## Task
Leave out the pictures, and retype only the lines from the beginning of the material through the line that contains "const modelValues = [...modelHead, ...modelTailZeros];", including both.

## Given information
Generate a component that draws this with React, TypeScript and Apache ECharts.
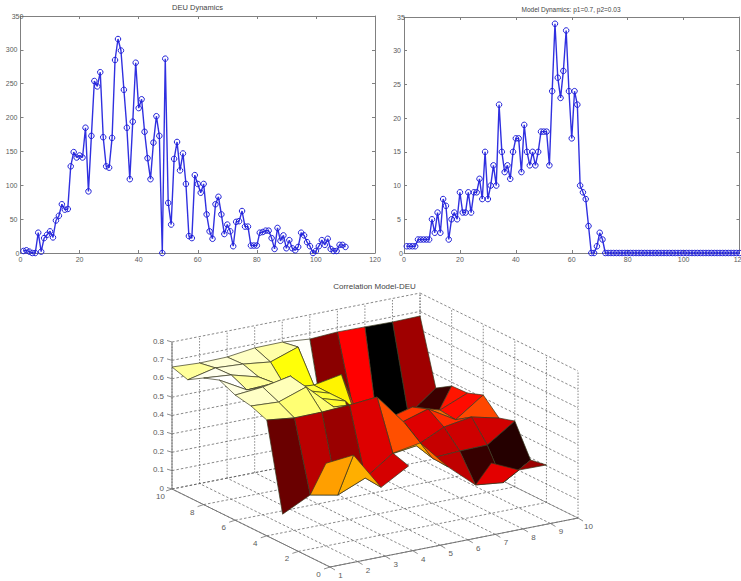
import React, { useEffect, useRef } from "react";
import * as echarts from "echarts";

const deuValues = [3,4,2,0,0,30,2,22,27,32,23,48,55,72,64,65,128,149,141,144,141,185,91,173,254,246,267,171,128,126,170,285,316,299,241,185,109,194,281,214,227,179,140,109,163,202,173,0,287,74,42,139,164,122,147,102,25,22,115,102,89,102,57,32,21,72,83,57,28,42,32,10,46,47,62,39,39,11,11,11,30,31,33,33,22,6,37,18,26,7,19,7,4,9,30,26,16,10,0,3,10,19,12,21,6,3,3,12,12,9];
const modelHead = [1,1,1,1,2,2,2,2,2,5,3,6,3,8,7,2,5,6,5,9,6,6,9,6,9,9,11,8,15,8,10,13,10,22,15,12,13,11,15,17,17,12,19,15,13,15,13,15,18,18,18,13,24,34,26,23,27,33,24,17,24,22,10,9,8,4,0,0,1,3,2];
const modelTailZeros = [0,0,0,0,0,0,0,0,0,0,0,0,0,0,0,0,0,0,0,0,0,0,0,0,0,0,0,0,0,0,0,0,0,0,0,0,0,0,0,0,0,0,0,0,0,0,0,0,0];
const modelValues = [...modelHead, ...modelTailZeros];

const surfXs = [1,2,3,4,5,6,7,8,9,10];
const zRow2 = [null,0.45,0.465,0.26,0.347,null,null,0.274,0.206,0.204];
const zRow3 = [0.16,0.235,0.205,0.268,0.374,0.40,0.24,0.112,0.095,0.188];
const zRow4 = [0.63,0.612,0.614,0.623,0.637,0.466,0.246,0.254,0.257,0.358];
const zRow5 = [0.664,0.656,0.708,0.57,0.2,0.25,0.27,0.342,0.367,0.332];
const zRow6 = [0.681,0.695,0.725,0.576,0.53,0.35,0.352,0.398,0.31,0.415];
const zRow7 = [0.72,0.637,0.645,0.577,0.53,0.35,0.325,0.366,0.32,0.383];
const zRow8 = [0.689,0.676,0.635,0.545,0.532,0.56,0.16,0.15,0.115,0.379];
const zRow9 = [0.637,0.672,0.663,0.645,0.697,0.19,0.30,0.05,0.21,0.325];
const zRow10 = [0.664,0.656,0.659,0.679,0.681,0.668,0.677,0.675,0.672,0.675];
const surfYs = [2,3,4,5,6,7,8,9,10];
const zRows = [zRow2,zRow3,zRow4,zRow5,zRow6,zRow7,zRow8,zRow9,zRow10];

const xTicks3d = [1,2,3,4,5,6,7,8,9,10];
const yTicks3d = [0,2,4,6,8,10];
const zTicks3d = [0,0.1,0.2,0.3,0.4,0.5,0.6,0.7,0.8];
const zMin = 0.06;
const zMax = 0.70;

const project = (x: number, y: number, z: number): number[] => [
  330 + 27.56 * (x - 1) - 15.8 * y,
  567 - 5.44 * (x - 1) - 7.8 * y - 183.75 * z,
];

const hot = (v: number) => {
  const t = Math.max(0, Math.min(1, v));
  const r = Math.min(1, t / 0.375);
  const g = Math.max(0, Math.min(1, (t - 0.375) / 0.375));
  const b = Math.max(0, Math.min(1, (t - 0.75) / 0.25));
  return `rgb(${Math.round(r * 255)},${Math.round(g * 255)},${Math.round(b * 255)})`;
};

type Seg = [number, number, number, number, number, number, number];
const gridSegs: Seg[] = [];
zTicks3d.forEach((z) => {
  gridSegs.push([1, 10, z, 10, 10, z, 0]);
  gridSegs.push([10, 10, z, 10, 0, z, 0]);
});
xTicks3d.forEach((x) => {
  gridSegs.push([x, 10, 0, x, 10, 0.8, 1]);
  gridSegs.push([x, 0, 0, x, 10, 0, 0]);
});
yTicks3d.forEach((y) => {
  gridSegs.push([10, y, 0, 10, y, 0.8, 1]);
  gridSegs.push([1, y, 0, 10, y, 0, 0]);
});

const axisPaths: number[][][] = [
  [[1, 10, 0.8], [1, 10, 0], [1, 0, 0], [10, 0, 0]],
];

const facets: number[][] = [];
for (let r = zRows.length - 2; r >= 0; r--) {
  for (let c = surfXs.length - 2; c >= 0; c--) {
    if ([zRows[r][c], zRows[r][c + 1], zRows[r + 1][c], zRows[r + 1][c + 1]].every((v) => v !== null)) {
      facets.push([c, r]);
    }
  }
}

const axisColor = "#808080";
const textColor = "#5a5a5a";
const fontFamily = "'Liberation Sans', Arial, sans-serif";

const make2dAxes = (grid: number, max: number, interval: number, kind: "x" | "y") => [
  {
    type: "value", gridIndex: grid, min: 0, max, interval,
    position: kind === "x" ? "bottom" : "left",
    axisLine: { show: true, onZero: false, lineStyle: { color: axisColor, width: 1 } },
    axisTick: { show: true, inside: true, length: 3, lineStyle: { color: axisColor, width: 1 } },
    axisLabel: { show: true, color: textColor, fontSize: 7, fontFamily, margin: 3, hideOverlap: false, showMinLabel: true, showMaxLabel: true, alignMaxLabel: "center", alignMinLabel: "center" },
    splitLine: { show: false },
  },
  {
    type: "value", gridIndex: grid, min: 0, max, interval,
    position: kind === "x" ? "top" : "right",
    axisLine: { show: true, onZero: false, lineStyle: { color: axisColor, width: 1 } },
    axisTick: { show: true, inside: true, length: 3, lineStyle: { color: axisColor, width: 1 } },
    axisLabel: { show: false },
    splitLine: { show: false },
  },
];

const lineSeries = (values: number[], axis: number) => ({
  type: "line",
  xAxisIndex: axis,
  yAxisIndex: axis,
  data: values.map((v, i) => [i + 1, v]),
  symbol: "circle",
  symbolSize: 5.5,
  showAllSymbol: true,
  clip: true,
  lineStyle: { color: "#3030e0", width: 1.4 },
  itemStyle: { color: "rgba(0,0,0,0)", borderColor: "#2020d8", borderWidth: 1 },
  silent: true,
});

const titleText = (fontSize: number) => ({ fontSize, fontWeight: "normal", color: "#444", fontFamily });

export default function App() {
  const ref = useRef<HTMLDivElement>(null);
  useEffect(() => {
    const chart = echarts.init(ref.current!, undefined, { renderer: "svg" });
    const toPx = (api: any, x: number, y: number, z: number) => api.coord(project(x, y, z));

    const option: any = {
      animation: false,
      backgroundColor: "#fff",
      title: [
        { text: "DEU Dynamics", left: 197.5, top: 3, padding: 0, textAlign: "center", textStyle: titleText(7.5) },
        { text: "Model Dynamics: p1=0.7, p2=0.03", left: 571, top: 6, padding: 0, textAlign: "center", textStyle: titleText(6.5) },
        { text: "Correlation Model-DEU", left: 374.5, top: 282, padding: 0, textAlign: "center", textStyle: titleText(8) },
      ],
      grid: [
        { left: 20.5, top: 16, width: 354.5, height: 237, outerBoundsMode: "none" },
        { left: 404, top: 17, width: 335.5, height: 236, outerBoundsMode: "none" },
        { left: 0, top: 0, width: 741, height: 581, outerBoundsMode: "none" },
      ],
      xAxis: [
        ...make2dAxes(0, 120, 20, "x"),
        ...make2dAxes(1, 120, 20, "x"),
        { type: "value", gridIndex: 2, min: 0, max: 741, show: false },
      ],
      yAxis: [
        ...make2dAxes(0, 350, 50, "y"),
        ...make2dAxes(1, 35, 5, "y"),
        { type: "value", gridIndex: 2, min: 0, max: 581, inverse: true, show: false },
      ],
      series: [
        lineSeries(deuValues, 0),
        lineSeries(modelValues, 2),
        {
          type: "custom", xAxisIndex: 4, yAxisIndex: 4, coordinateSystem: "cartesian2d", clip: false, silent: true,
          data: gridSegs.map((s) => project(s[0], s[1], s[2])),
          renderItem: (p: any, api: any) => {
            const s = gridSegs[p.dataIndex];
            const a = toPx(api, s[0], s[1], s[2]);
            const b = toPx(api, s[3], s[4], s[5]);
            return {
              type: "line",
              shape: { x1: a[0], y1: a[1], x2: b[0], y2: b[1] },
              style: { stroke: "#555", lineWidth: 0.7, lineDash: s[6] ? [1.5, 1.5] : [2.5, 2] },
            };
          },
        },
        {
          type: "custom", xAxisIndex: 4, yAxisIndex: 4, coordinateSystem: "cartesian2d", clip: false, silent: true,
          data: [
            ...xTicks3d.map((x) => [...project(x, 0, 0), 0, x]),
            ...yTicks3d.map((y) => [...project(1, y, 0), 1, y]),
            ...zTicks3d.map((z) => [...project(1, 10, z), 2, z]),
          ],
          renderItem: (p: any, api: any) => {
            const kind = api.value(2);
            const v = api.value(3);
            const pos = api.coord([api.value(0), api.value(1)]);
            const tick = kind === 0 ? [5, 3] : kind === 1 ? [-6, 2] : [-5, -1.5];
            const off = kind === 0 ? [10.5, 8.5] : kind === 1 ? [-11.5, 7.5] : [-8, -1];
            const label = kind === 2 ? (v === 0 ? "0" : String(Number(v.toFixed(1)))) : String(v);
            return {
              type: "group",
              children: [
                { type: "line", shape: { x1: pos[0], y1: pos[1], x2: pos[0] + tick[0], y2: pos[1] + tick[1] }, style: { stroke: "#707070", lineWidth: 0.8 } },
                {
                  type: "text", x: pos[0] + off[0], y: pos[1] + off[1],
                  style: { text: label, fill: textColor, fontSize: 8, fontFamily, align: kind === 2 ? "right" : "center", verticalAlign: "middle" },
                },
              ],
            };
          },
        },
        {
          type: "custom", xAxisIndex: 4, yAxisIndex: 4, coordinateSystem: "cartesian2d", clip: false, silent: true,
          data: axisPaths.map((path) => project(path[0][0], path[0][1], path[0][2])),
          renderItem: (p: any, api: any) => ({
            type: "polyline",
            shape: { points: axisPaths[p.dataIndex].map((q) => toPx(api, q[0], q[1], q[2])) },
            style: { stroke: "#777", lineWidth: 1, fill: "none" },
          }),
        },
        {
          type: "custom", xAxisIndex: 4, yAxisIndex: 4, coordinateSystem: "cartesian2d", clip: false, silent: true,
          data: facets.map(([c, r]) => [c, r]),
          renderItem: (p: any, api: any) => {
            const [c, r] = facets[p.dataIndex];
            const pt = (cc: number, rr: number) => toPx(api, surfXs[cc], surfYs[rr], zRows[rr][cc] as number);
            const v = ((zRows[r][c] as number) - zMin) / (zMax - zMin);
            return {
              type: "polygon",
              shape: { points: [pt(c, r), pt(c + 1, r), pt(c + 1, r + 1), pt(c, r + 1)] },
              style: { fill: hot(v), stroke: "#3a3a20", lineWidth: 0.7, lineJoin: "round" },
            };
          },
        },
      ],
    };
    chart.setOption(option);
    return () => chart.dispose();
  }, []);
  return <div ref={ref} style={{ position: "absolute", left: 0, top: 0, width: 741, height: 581 }} />;
}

## Solved problem
Generate a component that draws this with React, TypeScript and Apache ECharts.
import React, { useEffect, useRef } from "react";
import * as echarts from "echarts";

const deuValues = [3,4,2,0,0,30,2,22,27,32,23,48,55,72,64,65,128,149,141,144,141,185,91,173,254,246,267,171,128,126,170,285,316,299,241,185,109,194,281,214,227,179,140,109,163,202,173,0,287,74,42,139,164,122,147,102,25,22,115,102,89,102,57,32,21,72,83,57,28,42,32,10,46,47,62,39,39,11,11,11,30,31,33,33,22,6,37,18,26,7,19,7,4,9,30,26,16,10,0,3,10,19,12,21,6,3,3,12,12,9];
const modelHead = [1,1,1,1,2,2,2,2,2,5,3,6,3,8,7,2,5,6,5,9,6,6,9,6,9,9,11,8,15,8,10,13,10,22,15,12,13,11,15,17,17,12,19,15,13,15,13,15,18,18,18,13,24,34,26,23,27,33,24,17,24,22,10,9,8,4,0,0,1,3,2];
const modelTailZeros = [0,0,0,0,0,0,0,0,0,0,0,0,0,0,0,0,0,0,0,0,0,0,0,0,0,0,0,0,0,0,0,0,0,0,0,0,0,0,0,0,0,0,0,0,0,0,0,0,0];
const modelValues = [...modelHead, ...modelTailZeros];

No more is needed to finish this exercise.